- _Problem to solve_
In the listing below, find the line with "b_h6 = [0.505, 0.19, 0.065, 0.035, 0.017, 0.01, 0.008, 0.005]", then repeat exactly every line from the top through that one.
============================================================
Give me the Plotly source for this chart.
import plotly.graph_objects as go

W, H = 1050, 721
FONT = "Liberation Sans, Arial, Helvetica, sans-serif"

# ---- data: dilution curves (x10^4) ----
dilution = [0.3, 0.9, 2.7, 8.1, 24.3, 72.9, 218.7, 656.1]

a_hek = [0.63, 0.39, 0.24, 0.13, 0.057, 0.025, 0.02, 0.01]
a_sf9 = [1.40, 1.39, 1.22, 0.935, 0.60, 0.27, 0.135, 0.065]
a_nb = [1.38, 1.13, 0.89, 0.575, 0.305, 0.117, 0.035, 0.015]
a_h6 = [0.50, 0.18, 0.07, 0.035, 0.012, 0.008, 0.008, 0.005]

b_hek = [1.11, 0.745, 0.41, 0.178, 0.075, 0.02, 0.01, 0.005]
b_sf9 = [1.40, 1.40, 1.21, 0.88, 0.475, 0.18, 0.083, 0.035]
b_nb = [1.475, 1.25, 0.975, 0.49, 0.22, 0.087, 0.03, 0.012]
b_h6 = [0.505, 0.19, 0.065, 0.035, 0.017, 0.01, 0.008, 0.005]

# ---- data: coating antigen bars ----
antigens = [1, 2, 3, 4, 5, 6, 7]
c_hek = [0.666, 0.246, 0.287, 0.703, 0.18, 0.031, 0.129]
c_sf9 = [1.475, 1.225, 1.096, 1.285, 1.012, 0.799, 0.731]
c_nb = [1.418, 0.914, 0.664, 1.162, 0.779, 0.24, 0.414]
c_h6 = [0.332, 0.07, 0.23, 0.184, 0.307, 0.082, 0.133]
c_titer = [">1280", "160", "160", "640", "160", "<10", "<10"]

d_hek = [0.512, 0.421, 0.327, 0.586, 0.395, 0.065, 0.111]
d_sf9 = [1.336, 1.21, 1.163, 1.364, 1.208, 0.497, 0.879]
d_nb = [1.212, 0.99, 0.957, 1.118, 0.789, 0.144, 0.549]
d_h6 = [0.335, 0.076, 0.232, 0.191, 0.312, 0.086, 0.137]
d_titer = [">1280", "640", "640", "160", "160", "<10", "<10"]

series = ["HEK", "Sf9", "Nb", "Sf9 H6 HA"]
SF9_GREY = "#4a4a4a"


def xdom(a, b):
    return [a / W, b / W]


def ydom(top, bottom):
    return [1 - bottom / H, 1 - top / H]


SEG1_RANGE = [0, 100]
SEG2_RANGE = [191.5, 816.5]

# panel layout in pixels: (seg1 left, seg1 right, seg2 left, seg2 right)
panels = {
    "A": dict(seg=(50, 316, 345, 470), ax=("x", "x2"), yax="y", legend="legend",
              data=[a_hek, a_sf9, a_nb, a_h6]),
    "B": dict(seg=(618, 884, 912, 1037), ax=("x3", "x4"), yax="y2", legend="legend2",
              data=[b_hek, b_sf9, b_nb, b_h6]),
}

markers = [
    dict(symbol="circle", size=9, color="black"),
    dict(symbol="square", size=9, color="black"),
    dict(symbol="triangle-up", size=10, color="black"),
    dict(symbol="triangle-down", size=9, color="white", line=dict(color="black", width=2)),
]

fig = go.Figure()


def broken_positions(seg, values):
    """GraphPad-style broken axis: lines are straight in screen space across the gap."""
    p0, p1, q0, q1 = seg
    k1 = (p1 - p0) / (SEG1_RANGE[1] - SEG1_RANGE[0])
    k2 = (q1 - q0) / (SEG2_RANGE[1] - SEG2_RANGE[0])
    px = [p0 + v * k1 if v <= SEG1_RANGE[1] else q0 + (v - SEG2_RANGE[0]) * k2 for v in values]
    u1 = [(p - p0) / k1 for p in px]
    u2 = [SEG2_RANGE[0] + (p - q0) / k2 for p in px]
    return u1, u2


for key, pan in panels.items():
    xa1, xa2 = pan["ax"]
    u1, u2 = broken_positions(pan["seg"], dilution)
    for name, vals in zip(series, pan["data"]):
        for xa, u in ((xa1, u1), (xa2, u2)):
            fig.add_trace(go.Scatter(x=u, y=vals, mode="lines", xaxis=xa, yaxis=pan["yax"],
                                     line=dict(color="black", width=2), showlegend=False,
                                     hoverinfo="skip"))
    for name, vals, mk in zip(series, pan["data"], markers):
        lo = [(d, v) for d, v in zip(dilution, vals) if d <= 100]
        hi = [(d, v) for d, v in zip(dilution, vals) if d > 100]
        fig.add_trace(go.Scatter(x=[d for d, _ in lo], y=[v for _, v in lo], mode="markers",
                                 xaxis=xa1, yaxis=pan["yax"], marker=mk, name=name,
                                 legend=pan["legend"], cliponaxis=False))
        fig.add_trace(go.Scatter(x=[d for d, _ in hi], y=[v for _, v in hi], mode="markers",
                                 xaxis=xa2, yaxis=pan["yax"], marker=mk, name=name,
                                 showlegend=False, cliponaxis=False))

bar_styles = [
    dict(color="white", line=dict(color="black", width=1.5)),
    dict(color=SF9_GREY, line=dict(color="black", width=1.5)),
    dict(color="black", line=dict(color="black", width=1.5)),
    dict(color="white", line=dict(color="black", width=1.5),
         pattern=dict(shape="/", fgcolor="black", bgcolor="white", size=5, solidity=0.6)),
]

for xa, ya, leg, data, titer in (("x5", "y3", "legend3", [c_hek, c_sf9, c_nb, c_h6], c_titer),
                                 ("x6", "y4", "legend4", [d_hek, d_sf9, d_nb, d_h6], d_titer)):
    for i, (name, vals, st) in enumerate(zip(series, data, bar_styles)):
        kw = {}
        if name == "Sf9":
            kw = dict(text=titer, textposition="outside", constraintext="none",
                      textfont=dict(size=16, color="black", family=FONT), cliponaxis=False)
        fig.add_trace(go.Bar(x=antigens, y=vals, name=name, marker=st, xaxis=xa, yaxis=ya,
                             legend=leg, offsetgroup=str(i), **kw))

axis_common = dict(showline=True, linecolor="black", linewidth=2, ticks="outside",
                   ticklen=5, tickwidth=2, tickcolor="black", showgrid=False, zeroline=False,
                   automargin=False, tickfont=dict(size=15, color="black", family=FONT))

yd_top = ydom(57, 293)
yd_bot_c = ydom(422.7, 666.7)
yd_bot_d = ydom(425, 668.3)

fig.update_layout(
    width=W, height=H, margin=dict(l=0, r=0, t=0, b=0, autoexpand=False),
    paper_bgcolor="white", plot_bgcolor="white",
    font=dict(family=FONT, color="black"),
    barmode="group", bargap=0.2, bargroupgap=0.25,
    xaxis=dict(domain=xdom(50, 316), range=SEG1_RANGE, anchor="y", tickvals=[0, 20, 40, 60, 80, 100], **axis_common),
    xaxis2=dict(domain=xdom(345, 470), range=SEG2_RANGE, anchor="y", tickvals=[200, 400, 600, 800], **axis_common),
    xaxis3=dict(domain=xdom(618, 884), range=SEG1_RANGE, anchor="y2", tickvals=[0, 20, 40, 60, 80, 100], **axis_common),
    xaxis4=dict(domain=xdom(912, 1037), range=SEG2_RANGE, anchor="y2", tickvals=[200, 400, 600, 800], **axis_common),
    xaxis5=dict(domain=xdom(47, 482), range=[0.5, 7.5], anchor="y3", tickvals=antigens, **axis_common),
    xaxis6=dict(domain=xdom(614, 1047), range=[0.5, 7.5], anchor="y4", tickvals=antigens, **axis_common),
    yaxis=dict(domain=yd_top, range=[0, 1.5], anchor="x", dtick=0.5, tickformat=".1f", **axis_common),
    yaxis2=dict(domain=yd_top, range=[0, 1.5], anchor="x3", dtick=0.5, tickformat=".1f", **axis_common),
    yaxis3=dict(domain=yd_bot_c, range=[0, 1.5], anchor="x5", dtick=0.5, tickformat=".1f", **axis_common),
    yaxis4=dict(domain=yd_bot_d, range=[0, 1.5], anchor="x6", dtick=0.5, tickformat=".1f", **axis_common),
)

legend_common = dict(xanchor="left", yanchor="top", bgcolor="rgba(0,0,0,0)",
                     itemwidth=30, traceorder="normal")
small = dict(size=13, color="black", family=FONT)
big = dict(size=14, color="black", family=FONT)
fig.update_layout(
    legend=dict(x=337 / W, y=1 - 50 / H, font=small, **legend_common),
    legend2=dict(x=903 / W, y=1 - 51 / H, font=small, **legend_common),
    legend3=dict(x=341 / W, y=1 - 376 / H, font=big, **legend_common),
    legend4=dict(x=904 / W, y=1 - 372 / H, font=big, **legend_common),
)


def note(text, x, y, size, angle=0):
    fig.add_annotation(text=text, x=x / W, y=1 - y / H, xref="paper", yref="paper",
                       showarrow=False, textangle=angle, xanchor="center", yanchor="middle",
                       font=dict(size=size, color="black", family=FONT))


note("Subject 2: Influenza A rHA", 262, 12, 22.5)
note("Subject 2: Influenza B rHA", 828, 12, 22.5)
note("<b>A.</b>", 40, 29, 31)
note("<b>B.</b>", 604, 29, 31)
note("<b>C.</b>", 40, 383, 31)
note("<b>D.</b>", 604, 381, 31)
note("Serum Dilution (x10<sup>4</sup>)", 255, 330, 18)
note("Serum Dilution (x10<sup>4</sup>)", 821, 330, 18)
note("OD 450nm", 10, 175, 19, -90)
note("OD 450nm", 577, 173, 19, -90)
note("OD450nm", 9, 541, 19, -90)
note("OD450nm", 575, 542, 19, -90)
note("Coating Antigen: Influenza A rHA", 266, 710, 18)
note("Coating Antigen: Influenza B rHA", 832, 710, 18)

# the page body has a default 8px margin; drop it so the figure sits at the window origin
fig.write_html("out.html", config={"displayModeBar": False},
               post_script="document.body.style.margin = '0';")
============================================================
- _Response to the exercise_
Give me the Plotly source for this chart.
import plotly.graph_objects as go

W, H = 1050, 721
FONT = "Liberation Sans, Arial, Helvetica, sans-serif"

# ---- data: dilution curves (x10^4) ----
dilution = [0.3, 0.9, 2.7, 8.1, 24.3, 72.9, 218.7, 656.1]

a_hek = [0.63, 0.39, 0.24, 0.13, 0.057, 0.025, 0.02, 0.01]
a_sf9 = [1.40, 1.39, 1.22, 0.935, 0.60, 0.27, 0.135, 0.065]
a_nb = [1.38, 1.13, 0.89, 0.575, 0.305, 0.117, 0.035, 0.015]
a_h6 = [0.50, 0.18, 0.07, 0.035, 0.012, 0.008, 0.008, 0.005]

b_hek = [1.11, 0.745, 0.41, 0.178, 0.075, 0.02, 0.01, 0.005]
b_sf9 = [1.40, 1.40, 1.21, 0.88, 0.475, 0.18, 0.083, 0.035]
b_nb = [1.475, 1.25, 0.975, 0.49, 0.22, 0.087, 0.03, 0.012]
b_h6 = [0.505, 0.19, 0.065, 0.035, 0.017, 0.01, 0.008, 0.005]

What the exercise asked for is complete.